Class CmsSearchSimilarity

java.lang.Object
org.apache.lucene.search.similarities.Similarity
org.opencms.search.CmsSearchSimilarity

public class CmsSearchSimilarity extends org.apache.lucene.search.similarities.Similarity
Reduces the importance of the computeNorm(FieldInvertState) factor for the CmsSearchField.FIELD_CONTENT field, while keeping the Lucene default for all other fields.

This implementation was added since apparently the default length norm is heavily biased for small documents. In the default, even if a term is found in 2 documents the same number of times, the smaller document (containing less terms) will have a score easily 3x as high as the longer document. Using this implementation the importance of the term number is reduced.
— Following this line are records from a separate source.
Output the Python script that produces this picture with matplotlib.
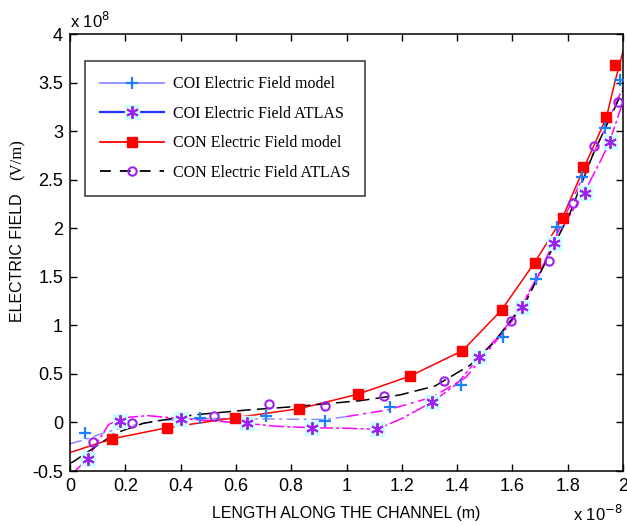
import matplotlib
matplotlib.use("Agg")
import matplotlib.pyplot as plt
from matplotlib.lines import Line2D

# ---- data (x in 1e-8 m, y in 1e8 V/m) ----
# COI Electric Field model: line (left part lavender, right part magenta) and '+' markers
coi_model_line_x = [0.0, 0.05, 0.12, 0.2, 0.32, 0.47, 0.6, 0.75, 0.92, 1.0, 1.15, 1.31, 1.43, 1.53, 1.6, 1.68, 1.76, 1.85, 1.93, 2.0]
coi_model_line_y = [-0.22, -0.18, -0.11, -0.045, 0.02, 0.04, 0.04, 0.035, 0.03, 0.06, 0.13, 0.26, 0.46, 0.8, 1.05, 1.42, 1.93, 2.5, 3.0, 3.45]
coi_model_mk_x = [0.054, 0.47, 0.71, 0.922, 1.157, 1.414, 1.565, 1.685, 1.76, 1.85, 1.935, 1.989]
coi_model_mk_y = [-0.112, 0.043, 0.065, 0.018, 0.162, 0.386, 0.883, 1.477, 2.01, 2.53, 3.03, 3.53]

# COI Electric Field ATLAS: magenta line and asterisk markers
coi_atlas_line_x = [0.018, 0.064, 0.1, 0.14, 0.2, 0.28, 0.4, 0.5, 0.64, 0.75, 0.88, 1.0, 1.11, 1.2, 1.31, 1.4, 1.48, 1.56, 1.63, 1.7, 1.75, 1.8, 1.86, 1.92, 1.95, 2.0]
coi_atlas_line_y = [-0.5, -0.376, -0.2, -0.02, 0.05, 0.07, 0.04, 0.02, -0.01, -0.04, -0.055, -0.06, -0.07, 0.04, 0.21, 0.4, 0.67, 0.92, 1.19, 1.55, 1.845, 2.1, 2.37, 2.7, 2.88, 3.3]
coi_atlas_mk_x = [0.064, 0.181, 0.4, 0.639, 0.876, 1.111, 1.311, 1.478, 1.634, 1.75, 1.863, 1.953]
coi_atlas_mk_y = [-0.376, 0.018, 0.036, -0.009, -0.054, -0.069, 0.21, 0.671, 1.186, 1.845, 2.366, 2.885]

# CON Electric Field model: red line and square markers
con_model_line_x = [0.0, 0.15, 0.35, 0.6, 0.83, 1.04, 1.23, 1.42, 1.56, 1.68, 1.78, 1.86, 1.94, 1.97, 2.0]
con_model_line_y = [-0.31, -0.17, -0.055, 0.05, 0.142, 0.29, 0.478, 0.74, 1.155, 1.645, 2.10, 2.63, 3.14, 3.5, 3.82]
con_model_mk_x = [0.151, 0.352, 0.597, 0.827, 1.043, 1.23, 1.418, 1.562, 1.68, 1.782, 1.857, 1.939, 1.971]
con_model_mk_y = [-0.174, -0.054, 0.049, 0.142, 0.29, 0.478, 0.737, 1.155, 1.645, 2.103, 2.628, 3.143, 3.68]

# CON Electric Field ATLAS: black dashed line and circle markers
con_atlas_line_x = [0.0, 0.012, 0.084, 0.163, 0.265, 0.446, 0.639, 0.808, 1.049, 1.193, 1.32, 1.447, 1.53, 1.652, 1.712, 1.808, 1.893, 2.0]
con_atlas_line_y = [-0.42, -0.404, -0.266, -0.112, -0.009, 0.077, 0.128, 0.162, 0.224, 0.283, 0.375, 0.59, 0.815, 1.261, 1.604, 2.154, 2.77, 3.42]
con_atlas_mk_x = [0.082, 0.223, 0.521, 0.72, 0.922, 1.136, 1.352, 1.595, 1.734, 1.82, 1.896, 1.983]
con_atlas_mk_y = [-0.204, -0.009, 0.07, 0.19, 0.172, 0.272, 0.425, 1.045, 1.663, 2.263, 2.85, 3.30]

labels = ["COI Electric Field model", "COI Electric Field ATLAS",
          "CON Electric Field model", "CON Electric Field ATLAS"]
x_ticks = [0, 0.2, 0.4, 0.6, 0.8, 1, 1.2, 1.4, 1.6, 1.8, 2]
x_ticklabels = ["0", "0.2", "0.4", "0.6", "0.8", "1", "1.2", "1.4", "1.6", "1.8", "2"]
y_ticks = [-0.5, 0, 0.5, 1, 1.5, 2, 2.5, 3, 3.5, 4]
y_ticklabels = ["-0.5", "0", "0.5", "1", "1.5", "2", "2.5", "3", "3.5", "4"]

LAV = "#8c8cff"
MAG = "#ff00ff"
BLUE_MK = "#1a80ff"
PURP = "#a020f0"
CYAN_BG = "#ccffff"

fig = plt.figure(figsize=(6.27, 5.26), dpi=100)
ax = fig.add_axes([70/627, 1-471/526, 553/627, 437/526])

# split COI model line into lavender (left) and magenta (right) parts
split = 9
ax.plot(coi_model_line_x[:split+1], coi_model_line_y[:split+1], color=LAV, lw=1.1,
        ls=(0, (8, 3, 2, 3)), zorder=2)
ax.plot(coi_model_line_x[split:], coi_model_line_y[split:], color=MAG, lw=1.1,
        ls=(0, (8, 3, 2, 3)), zorder=2)
ax.plot(coi_atlas_line_x, coi_atlas_line_y, color=MAG, lw=1.1, ls=(0, (10, 2, 2, 2)), zorder=2)
ax.plot(con_model_line_x, con_model_line_y, color="red", lw=1.1, zorder=2)
ax.plot(con_atlas_line_x, con_atlas_line_y, color="black", lw=1.1, ls=(0, (9, 4)), zorder=2)

# markers
ax.plot(coi_atlas_mk_x, coi_atlas_mk_y, ls="none", marker="s", ms=10, mfc=CYAN_BG, mec=CYAN_BG, zorder=3)
ax.plot(coi_atlas_mk_x, coi_atlas_mk_y, ls="none", marker=(6, 2, 0), ms=9, mec=PURP, mew=1.4, zorder=4)
ax.plot(con_model_mk_x, con_model_mk_y, ls="none", marker="s", ms=7, color="red", zorder=4)
ax.plot(con_atlas_mk_x, con_atlas_mk_y, ls="none", marker="o", ms=6, mfc="none", mec=PURP, mew=1.5, zorder=4)
ax.plot(coi_model_mk_x, coi_model_mk_y, ls="none", marker="+", ms=9, mec=BLUE_MK, mew=1.6, zorder=4)

ax.set_xlim(0, 2)
ax.set_ylim(-0.5, 4)
ax.set_xticks(x_ticks)
ax.set_xticklabels(x_ticklabels)
ax.set_yticks(y_ticks)
ax.set_yticklabels(y_ticklabels)
ax.tick_params(direction="in", top=True, right=True, length=5, width=1,
               labelsize=13, pad=5)
for t in ax.get_xticklabels() + ax.get_yticklabels():
    t.set_fontfamily("Liberation Sans")
for s in ax.spines.values():
    s.set_linewidth(1.1)

ax.set_xlabel("LENGTH ALONG THE CHANNEL (m)", fontsize=11.5, family="Liberation Sans", labelpad=8)
fig.text(18/627, 1-258/526, "ELECTRIC FIELD", rotation=90, ha="center", va="center",
         fontsize=11.5, family="Liberation Sans")
fig.text(18/627, 1-160/526, "(V/m)", rotation=90, ha="center", va="center",
         fontsize=12, family="Liberation Serif")
fig.text(70/627, 1-28/526, r"x 10$^{8}$", ha="left", va="baseline",
         fontsize=12, family="Liberation Sans")
fig.text(623/627, 1-521/526, r"x 10$^{-8}$", ha="right", va="baseline",
         fontsize=12, family="Liberation Sans")

# legend
h1 = Line2D([], [], color=LAV, lw=1.3, marker="+", ms=9, mec=BLUE_MK, mew=1.6)
h2a = Line2D([], [], color="#2030ff", lw=1.6)
h2b = Line2D([], [], ls="none", marker="s", ms=10, mfc=CYAN_BG, mec=CYAN_BG)
h2c = Line2D([], [], ls="none", marker=(6, 2, 0), ms=9, mec=PURP, mew=1.4)
h3 = Line2D([], [], color="red", lw=1.3, marker="s", ms=7)
h4 = Line2D([], [], color="black", lw=1.3, ls=(0, (6, 5)), marker="o", ms=6, mfc="none", mec=PURP, mew=1.5)
leg = ax.legend([h1, (h2a, h2b, h2c), h3, h4], labels, loc="upper left",
                bbox_to_anchor=(85/627, 1-61/526), bbox_transform=fig.transFigure,
                borderaxespad=0, frameon=True, fancybox=False, edgecolor="black",
                prop={"family": "Liberation Serif", "size": 11.5},
                handlelength=4.0, handletextpad=0.55, labelspacing=0.85, borderpad=0.95)
leg.get_frame().set_linewidth(1.1)

fig.savefig("out.png", dpi=100)
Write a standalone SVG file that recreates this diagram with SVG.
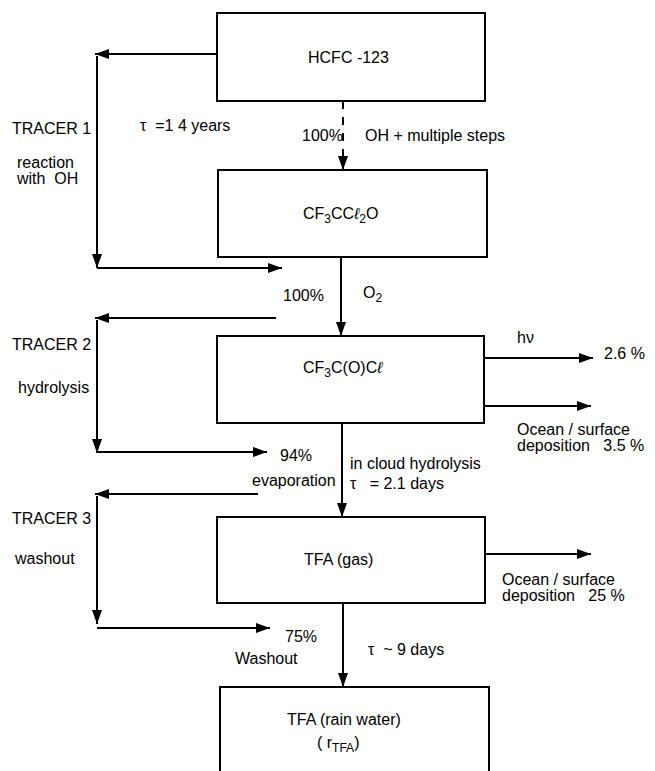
<svg xmlns="http://www.w3.org/2000/svg" width="655" height="771" viewBox="0 0 655 771">
<style>
text{font-family:"Liberation Sans",Arial,sans-serif;font-size:16px;fill:#000;white-space:pre}
.box{fill:#fff;stroke:#000;stroke-width:2}
.ln{fill:none;stroke:#000;stroke-width:2}
.ar{fill:none;stroke:#000;stroke-width:2;marker-end:url(#ah)}
.sub{font-size:12px}
</style>
<defs>
<marker id="ah" markerUnits="userSpaceOnUse" markerWidth="16" markerHeight="12" refX="14" refY="5" orient="auto">
<path d="M0,0 L14,5 L0,10 Z" fill="#000"/>
</marker>
</defs>
<rect width="655" height="771" fill="#fff"/>
<g id="connectors">
<path class="ar" d="M217,54 H95"/>
<path class="ar" d="M97,56 V268"/>
<path class="ar" d="M97,268 H282"/>
<path class="ar" d="M343,101 V170" stroke-dasharray="8,8"/>
<path class="ar" d="M341,257 V336"/>
<path class="ar" d="M276,318 H95"/>
<path class="ar" d="M97,320 V453"/>
<path class="ar" d="M97,452 H267"/>
<path class="ar" d="M484,358 H593"/>
<path class="ar" d="M484,406 H591"/>
<path class="ar" d="M342,423 V517"/>
<path class="ar" d="M258,494 H95"/>
<path class="ar" d="M97,496 V624"/>
<path class="ar" d="M97,628 H270"/>
<path class="ar" d="M485,554 H591"/>
<path class="ar" d="M343,603 V687"/>
</g>
<g id="hcfc123">
<rect class="box" x="217" y="13" width="268" height="88"/>
<text x="308" y="63">HCFC -123</text>
</g>
<g id="cf3ccl2o">
<rect class="box" x="218" y="170" width="269" height="87"/>
<text x="303" y="219">CF<tspan class="sub" dy="4">3</tspan><tspan dy="-4">CC</tspan><tspan font-style="italic">ℓ</tspan><tspan class="sub" dy="4">2</tspan><tspan dy="-4">O</tspan></text>
</g>
<g id="cf3cocl">
<rect class="box" x="217" y="336" width="267" height="87"/>
<text x="303" y="373">CF<tspan class="sub" dy="4">3</tspan><tspan dy="-4">C(O)C</tspan><tspan font-style="italic">ℓ</tspan></text>
</g>
<g id="tfagas">
<rect class="box" x="217" y="517" width="268" height="86"/>
<text x="304" y="565">TFA (gas)</text>
</g>
<g id="tfarain">
<rect class="box" x="220" y="687" width="269" height="100"/>
<text x="287" y="725">TFA (rain water)</text>
<text x="317" y="748">( r<tspan class="sub" dy="4">TFA</tspan><tspan dy="-4">)</tspan></text>
</g>
<g id="labels">
<text x="12" y="134">TRACER 1</text>
<text x="17" y="168">reaction</text>
<text x="17" y="184">with  OH</text>
<text x="140" y="131">τ  =1 4 years</text>
<text x="302" y="141">100%</text>
<text x="365" y="141">OH + multiple steps</text>
<text x="283" y="301">100%</text>
<text x="363" y="298">O<tspan class="sub" dy="4">2</tspan></text>
<text x="12" y="350">TRACER 2</text>
<text x="18" y="393">hydrolysis</text>
<text x="517" y="343">hν</text>
<text x="604" y="359">2.6 %</text>
<text x="517" y="435">Ocean / surface</text>
<text x="517" y="451">deposition   3.5 %</text>
<text x="280" y="461">94%</text>
<text x="252" y="486">evaporation</text>
<text x="350" y="469">in cloud hydrolysis</text>
<text x="350" y="489">τ   = 2.1 days</text>
<text x="12" y="524">TRACER 3</text>
<text x="15" y="564">washout</text>
<text x="502" y="585">Ocean / surface</text>
<text x="502" y="601">deposition   25 %</text>
<text x="285" y="642">75%</text>
<text x="235" y="664">Washout</text>
<text x="368" y="655">τ  ~ 9 days</text>
</g>
</svg>
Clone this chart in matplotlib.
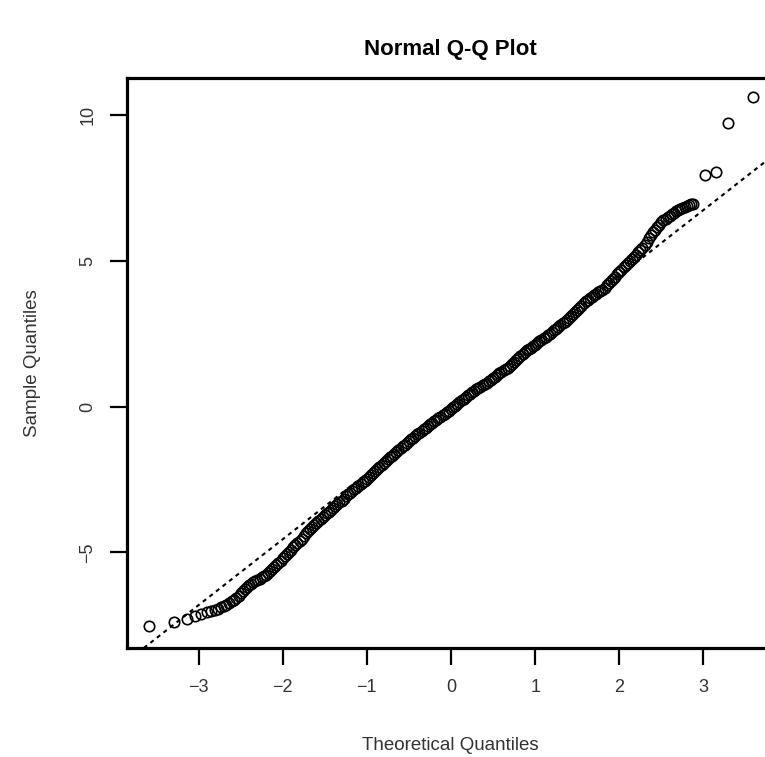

Inspired by Chuck Williams WikipediaSimilarity.

Since:
6.0.0
  • Nested Class Summary

    Nested classes/interfaces inherited from class org.apache.lucene.search.similarities.Similarity

    org.apache.lucene.search.similarities.Similarity.SimScorer
  • Constructor Summary

    Constructors
    Constructor
    Description
    Creates a new instance of the OpenCms search similarity.
  • Method Summary

    Modifier and Type
    Method
    Description
    final long
    computeNorm(org.apache.lucene.index.FieldInvertState state)
    Special implementation for "compute norm" to reduce the significance of this factor for the CmsSearchField.FIELD_CONTENT field, while keeping the Lucene default for all other fields.
    boolean
    Returns true iff overlap tokens are discounted from the document's length.
    org.apache.lucene.search.similarities.Similarity.SimScorer
    scorer(float boost, org.apache.lucene.search.CollectionStatistics collectionStats, org.apache.lucene.search.TermStatistics... termStats)
     

    Methods inherited from class java.lang.Object

    clone, equals, finalize, getClass, hashCode, notify, notifyAll, toString, wait, wait, wait
  • Constructor Details

    • CmsSearchSimilarity

      Creates a new instance of the OpenCms search similarity.

  • Method Details

    • computeNorm

      public final long computeNorm(org.apache.lucene.index.FieldInvertState state)
      Special implementation for "compute norm" to reduce the significance of this factor for the CmsSearchField.FIELD_CONTENT field, while keeping the Lucene default for all other fields.

      Specified by:
      computeNorm in class org.apache.lucene.search.similarities.Similarity
    • getDiscountOverlaps

      public boolean getDiscountOverlaps()
      Returns true iff overlap tokens are discounted from the document's length.
      Returns:
      true iff overlap tokens are discounted from the document's length.
      See Also:
      • #setDiscountOverlaps(boolean)
    • scorer

      public org.apache.lucene.search.similarities.Similarity.SimScorer scorer(float boost, org.apache.lucene.search.CollectionStatistics collectionStats, org.apache.lucene.search.TermStatistics... termStats)
      Specified by:
      scorer in class org.apache.lucene.search.similarities.Similarity
      See Also:
      • Similarity.scorer(float, org.apache.lucene.search.CollectionStatistics, org.apache.lucene.search.TermStatistics[])